The classically trained musician, with a tender but confident voice, produced a number of early classics of rhythm and blues that she frequently described as “scientific soul”, timeless works that blended meticulous practice with impeccable taste.
“I’ve been told I sound like Nina Simone, Nancy Wilson, Odetta, Barbra Streisand, Dionne Warwick, even Mahalia Jackson,” Flack said in 1970 in The New York Times. “If everybody said I sounded like one person, I’d worry. But when they say I sound like them all, I know I’ve got my own style.”
Flack signed at Atlantic Records, launching a recording career at the relatively late age of 32.
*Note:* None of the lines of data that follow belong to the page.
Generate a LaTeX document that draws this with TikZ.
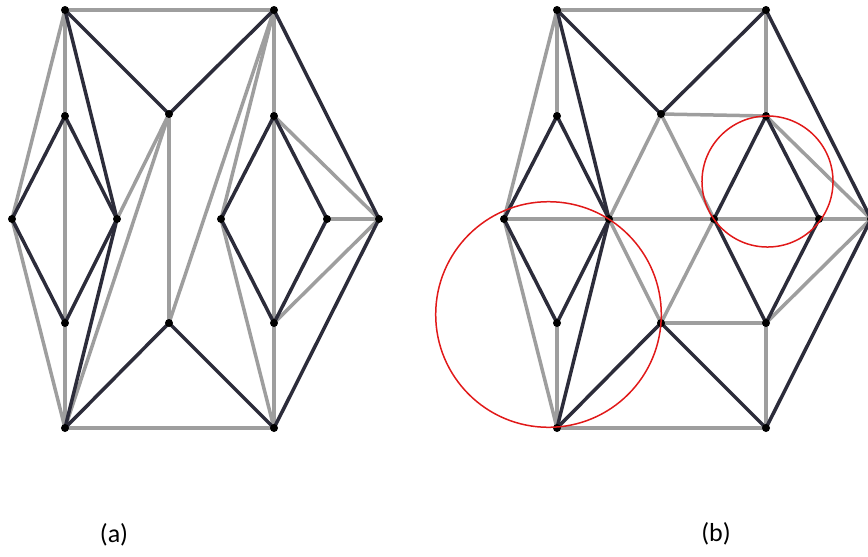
\documentclass[tikz,border=0pt]{standalone}
\usepackage{fontspec}
\setmainfont{Carlito}
\usetikzlibrary{through}
\definecolor{darkedge}{RGB}{44,44,58}
\definecolor{grayedge}{RGB}{158,158,158}
\definecolor{circred}{RGB}{225,25,25}
\begin{document}
\begin{tikzpicture}[x=1pt,y=-1pt,
  vdot/.style={circle,fill=black,inner sep=0pt,minimum size=8pt},
  ge/.style={draw=grayedge,line width=3.5pt},
  de/.style={draw=darkedge,line width=3.5pt},
  redc/.style={draw=circred,line width=1.5pt,inner sep=0pt,outer sep=0pt},
  lab/.style={font=\fontsize{26}{30}\selectfont,inner sep=0pt}]
\useasboundingbox (0,0) rectangle (868,557);
\foreach \n/\x/\y in {TL/65/10,TR/274/10,LT/65/116,L/12/219,LR/117/219,LB/65/323,BL/65/428,CT/169/114,CB/169/323,RT/274/116,RL/221/219,RR/327/219,RB/274/323,FR/379/219,BR/274/428}
  \coordinate (a\n) at (\x,\y);
\foreach \n/\x/\y in {TL/557/10,TR/766/10,LT/557/116,L/504/219,LR/609/219,LB/557/323,BL/557/428,CT/661/114,CB/661/323,RT/766/116,RL/714/219,RR/819/219,RB/766/323,FR/871/219,BR/766/428}
  \coordinate (b\n) at (\x,\y);
% gray edges (a)
\foreach \u/\v in {TL/TR,TL/L,TL/LT,LT/LB,LB/BL,L/BL,BL/BR,CT/LR,CT/BL,CT/CB,CB/TR,RL/TR,TR/RT,RT/RB,RB/BR,RT/FR,RR/FR,RB/FR,RL/BR}
  \path[ge,line cap=round] (a\u) -- (a\v);
% dark edges (a)
\foreach \u/\v in {TL/CT,CT/TR,TL/LR,LT/L,LT/LR,L/LB,LR/LB,LR/BL,BL/CB,CB/BR,TR/FR,FR/BR,RT/RL,RT/RR,RL/RB,RR/RB}
  \path[de,line cap=round] (a\u) -- (a\v);
% gray edges (b)
\foreach \u/\v in {TL/TR,TL/L,TL/LT,L/LR,LR/RL,RL/RR,RR/FR,L/BL,LB/BL,BL/BR,CT/RT,CT/LR,CT/RL,LR/CB,CB/RL,CB/RB,TR/RT,RB/BR,RT/FR,RB/FR}
  \path[ge,line cap=round] (b\u) -- (b\v);
% dark edges (b)
\foreach \u/\v in {TL/CT,CT/TR,TL/LR,LT/L,LT/LR,L/LB,LR/LB,LR/BL,BL/CB,CB/BR,TR/FR,FR/BR,RT/RL,RT/RR,RL/RB,RR/RB}
  \path[de,line cap=round] (b\u) -- (b\v);
% vertices
\foreach \p in {a,b}{
  \foreach \n in {TL,TR,LT,L,LR,LB,BL,CT,CB,RT,RL,RR,RB,FR,BR}
    \node[vdot] (d\p\n) at (\p\n) {};
}
% red circles
\node[redc,circle through=(bLR)] (bigc) at (548.5,314.5) {};
\node[redc,circle through=(bRT)] (smallc) at (767.5,181.5) {};
% labels
\node[lab] (la) at (114,535) {(a)};
\node[lab] (lb) at (716,534) {(b)};
\end{tikzpicture}
\end{document}
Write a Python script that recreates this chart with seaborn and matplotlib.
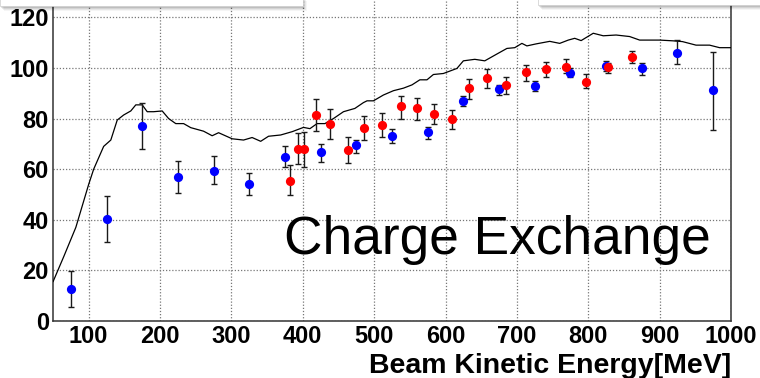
import matplotlib
matplotlib.use("Agg")
import matplotlib.pyplot as plt
from matplotlib.patches import Rectangle
from matplotlib.ticker import MultipleLocator
import numpy as np
import seaborn as sns

# blue data set (points every 50 MeV)
blue_x = [75, 125, 175, 225, 275, 325, 375, 425, 475, 525, 575, 625, 675, 725, 775, 825, 875, 925, 975]
blue_y = [12.5, 40.2, 77.2, 57, 59.3, 54, 64.8, 66.8, 69.4, 73.2, 74.7, 87.1, 91.6, 93, 98.1, 100.8, 99.9, 106, 91.2]
blue_lo = [5.4, 31.1, 67.9, 50.7, 54.3, 49.8, 61, 63, 66.3, 70.2, 71.8, 85, 89.3, 91, 96.3, 98.8, 97.1, 101.6, 75.4]
blue_hi = [19.9, 49.4, 86.3, 63.4, 65, 58.4, 69.2, 70, 71.5, 75.8, 76.8, 89, 93.3, 94.9, 99.9, 102.9, 102.1, 111, 106.4]

# red data set
red_x = [382, 393, 402, 418, 438, 463, 486, 511, 537, 560, 584, 609, 633, 658, 685, 713, 741, 769, 797, 827, 861]
red_y = [55.5, 68, 68, 81.3, 77.7, 67.5, 76.2, 77.3, 84.9, 84, 81.7, 79.8, 92, 96, 93.2, 98.3, 99.4, 100.5, 94.6, 100.5, 104.3]
red_lo = [49.8, 62, 60.7, 75, 72, 62.6, 71.5, 72.6, 80, 79.4, 77.7, 75.9, 87.7, 92.2, 89.6, 94.9, 96.3, 97.9, 92, 98.1, 101.9]
red_hi = [61.7, 74.2, 74.6, 87.7, 83.7, 72.8, 81.2, 82, 89, 88, 85.8, 83.3, 95.5, 99.5, 96.3, 101.2, 102.4, 103.4, 97.5, 101.9, 106.8]

# simulation curve
mc_x = [50, 65, 82, 100, 107, 121, 131, 140, 149, 159, 166, 175, 182, 191, 203, 212, 222, 233, 243,
        261, 273, 282, 301, 317, 329, 341, 352, 369, 385, 401, 410, 420, 431, 443, 457, 473, 485,
        490, 499, 513, 527, 541, 553, 564, 574, 583, 597, 616, 625, 641, 655, 672, 686, 697, 707,
        714, 727, 746, 760, 772, 781, 790, 807, 821, 839, 858, 872, 900, 919, 932, 951, 970, 984, 1000]
mc_y = [15.5, 25.4, 37, 54, 60, 69, 71.5, 79.4, 81.4, 83, 85.4, 85.4, 82.7, 82.7, 83, 80, 78, 78, 76.4,
        75, 73.2, 74.4, 72, 71.5, 72.5, 71, 73, 73.5, 74.8, 76.5, 76, 78, 78, 80, 82.7, 84, 86.3,
        87, 87, 89.3, 91, 92, 93.3, 95.3, 95.3, 97.4, 97.8, 99.8, 102.8, 103.4, 102.8, 105.5, 107.7, 108, 109.7,
        108.7, 109.5, 110.5, 109.7, 111, 111.7, 110.8, 113.7, 112.7, 113, 112.4, 111, 111, 110.7, 110.4, 109, 109, 108, 108]

sns.set_theme(style="white")
plt.rcParams["font.family"] = ["Liberation Sans", "DejaVu Sans"]

fig = plt.figure(figsize=(7.6, 3.78), dpi=100)
fig.patch.set_facecolor("white")
# axes: x 50..1000 over px 53..731, y 0..130 with zero at px 321 (top runs off the figure)
ax = fig.add_axes([53 / 760, 57 / 378, 678 / 760, 329 / 378])
ax.set_facecolor("white")

ax.grid(True, which="major", linestyle=(0, (1, 1.5)), color="#777777", linewidth=0.9)

sns.lineplot(x=mc_x, y=mc_y, ax=ax, color="black", linewidth=0.9, sort=False, zorder=3)


def draw_points(xs, ys, lo, hi, color):
    xs = np.array(xs)
    ys = np.array(ys)
    yerr = [ys - np.array(lo), np.array(hi) - ys]
    ax.errorbar(xs, ys, yerr=yerr, fmt="none", ecolor="#1a1a1a", elinewidth=1.0,
                capsize=2.3, capthick=1.0, zorder=4)
    sns.scatterplot(x=xs, y=ys, ax=ax, color=color, s=44, linewidth=0, zorder=5)


draw_points(blue_x, blue_y, blue_lo, blue_hi, "#0000ff")
draw_points(red_x, red_y, red_lo, red_hi, "#ff0000")

ax.set_xlim(50, 1000)
ax.set_ylim(0, 130)
ax.xaxis.set_major_locator(MultipleLocator(100))
ax.xaxis.set_minor_locator(MultipleLocator(20))
ax.yaxis.set_major_locator(MultipleLocator(20))
ax.yaxis.set_minor_locator(MultipleLocator(5))
ax.tick_params(axis="both", which="both", direction="in", top=False, right=False,
               colors="black", labelcolor="black")
ax.tick_params(axis="y", which="major", length=14, width=1.0, pad=3)
ax.tick_params(axis="y", which="minor", length=7.5, width=1.0)
ax.tick_params(axis="x", which="major", length=11, width=1.0, pad=3)
ax.tick_params(axis="x", which="minor", length=5.5, width=1.0)
for lab in ax.get_xticklabels() + ax.get_yticklabels():
    lab.set_fontsize(17)
    lab.set_fontweight("bold")
    lab.set_color("black")
ax.set_xlabel("")
ax.set_ylabel("")
for sp in ax.spines.values():
    sp.set_color("#333333")
    sp.set_linewidth(1.1)

ax.text(373, 26.5, "Charge Exchange", fontsize=38.3, va="baseline", ha="left", color="black", zorder=6)
fig.text(731 / 760, 5.3 / 378, "Beam Kinetic Energy[MeV]", fontsize=20.5, fontweight="bold",
         ha="right", va="baseline", color="black")

# white boxes cut off at the top edge, with a soft shadow
for x0, x1, ybot in [(0, 303, 372), (538, 760, 373)]:
    for k, a in enumerate([0.10, 0.08, 0.06, 0.04]):
        fig.patches.append(Rectangle(((x0 + 1 + k) / 760, (ybot - 2 - k) / 378), (x1 - x0) / 760, 10 / 378,
                                     transform=fig.transFigure, facecolor="black", alpha=a,
                                     edgecolor="none", zorder=10))
    fig.patches.append(Rectangle((x0 / 760, ybot / 378), (x1 - x0) / 760, 10 / 378,
                                 transform=fig.transFigure, facecolor="white",
                                 edgecolor="#cccccc", linewidth=0.5, zorder=11))

fig.savefig("out.png", dpi=100)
But her star grew overnight after Clint Eastwood used her romantic ballad The First Time Ever I Saw Your Face on the soundtrack of his 1971 movie Play Misty for Me.
The song earned her the Grammy for Record of the Year in 1972, a prize which she took home at the following ceremony as well for Killing Me Softly With His Song, thus becoming the first artiste ever to win the honor two years in a row.
Flack has described hearing Killing Me Softly, which was recorded by folk singer Lori Lieberman in 1971, on a flight and quickly rearranging it.
She performed her version at a show in which she opened for the legendary music tastemaker Quincy Jones, who, blown away by her rendition, told Flack not to publicly perform the song again until she had recorded it and made it her own.
It would become the defining hit of her career.
Flack’s many accolades included a lifetime achievement honour from the Recording Academy in 2020.
She was a figure in the mid-20th century’s social movements, and was friends with both Reverend Jesse Jackson and activist Angela Davis. She sang at the funeral of baseball icon Jackie Robinson, Major League Baseball’s first black player.
She has described growing up “at a time ‘black’ was the most derogatory word you could use. I went through the civil rights movement. I learned, long after leaving Black Mountain, that being black was a positive thing, as all of us did, the most positive thing we could be.
“I did a lot of songs that were considered protest songs, a lot of folk music,” she said, “but I protested as a singer with a lot of love.”